Can Reinforcement Learning Efficiently Find Stackelberg-Nash Equilibria in General-Sum Markov Games?

We study multi-player general-sum Markov games with one of the players designated as the leader and the rest regarded as the followers. In particular, we focus on the class of games where the state transitions are only determined by the leader's action while the actions of all the players determine their immediate rewards. For such a game, our goal is to find the Stackelberg-Nash equilibrium (SNE), which is a policy pair $(\pi^*, \nu^*)$ such that (i) $\pi^*$ is the optimal policy for the leader when the followers always play their best response, and (ii) $\nu^*$ is the best response policy of the followers, which is a Nash equilibrium of the followers' game induced by $\pi^*$. We develop sample efficient reinforcement learning (RL) algorithms for solving SNE for both the online and offline settings.

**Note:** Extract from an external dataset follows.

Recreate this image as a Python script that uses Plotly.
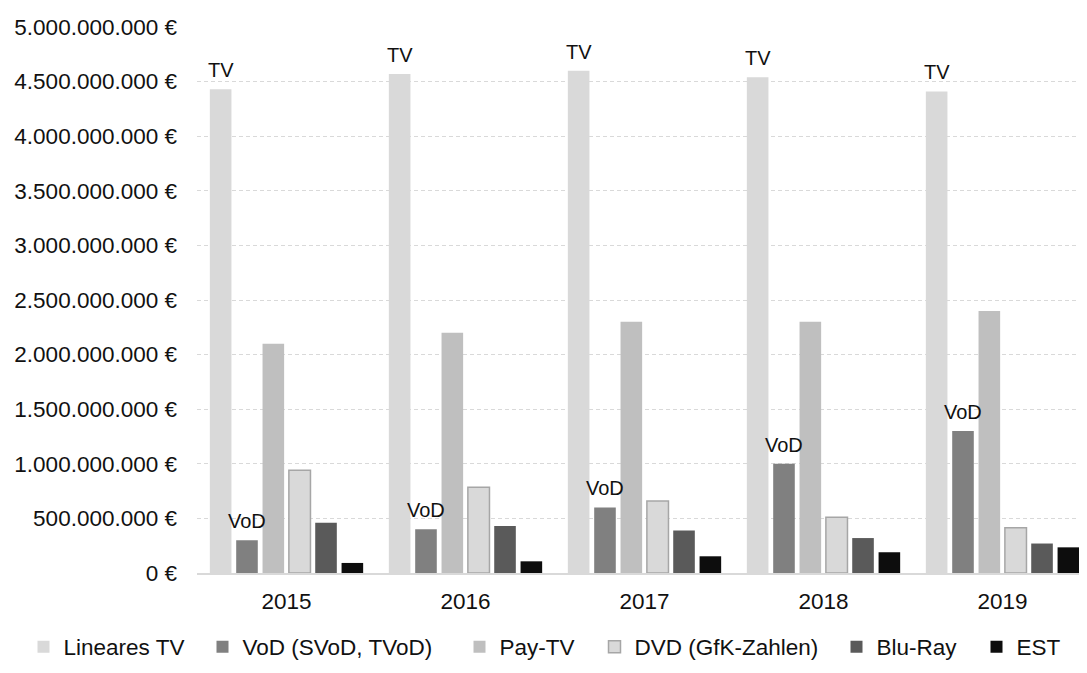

Respectively, our algorithms are optimistic and pessimistic variants of least-squares value iteration and are readily able to incorporate function approximation for handling large state spaces. Furthermore, for the case with linear function approximation, we prove that our algorithms achieve sublinear regret and suboptimality under online and offline setups respectively. To our best knowledge, we establish the first provably efficient RL algorithms for solving SNE in general-sum Markov games with leader-controlled state transitions.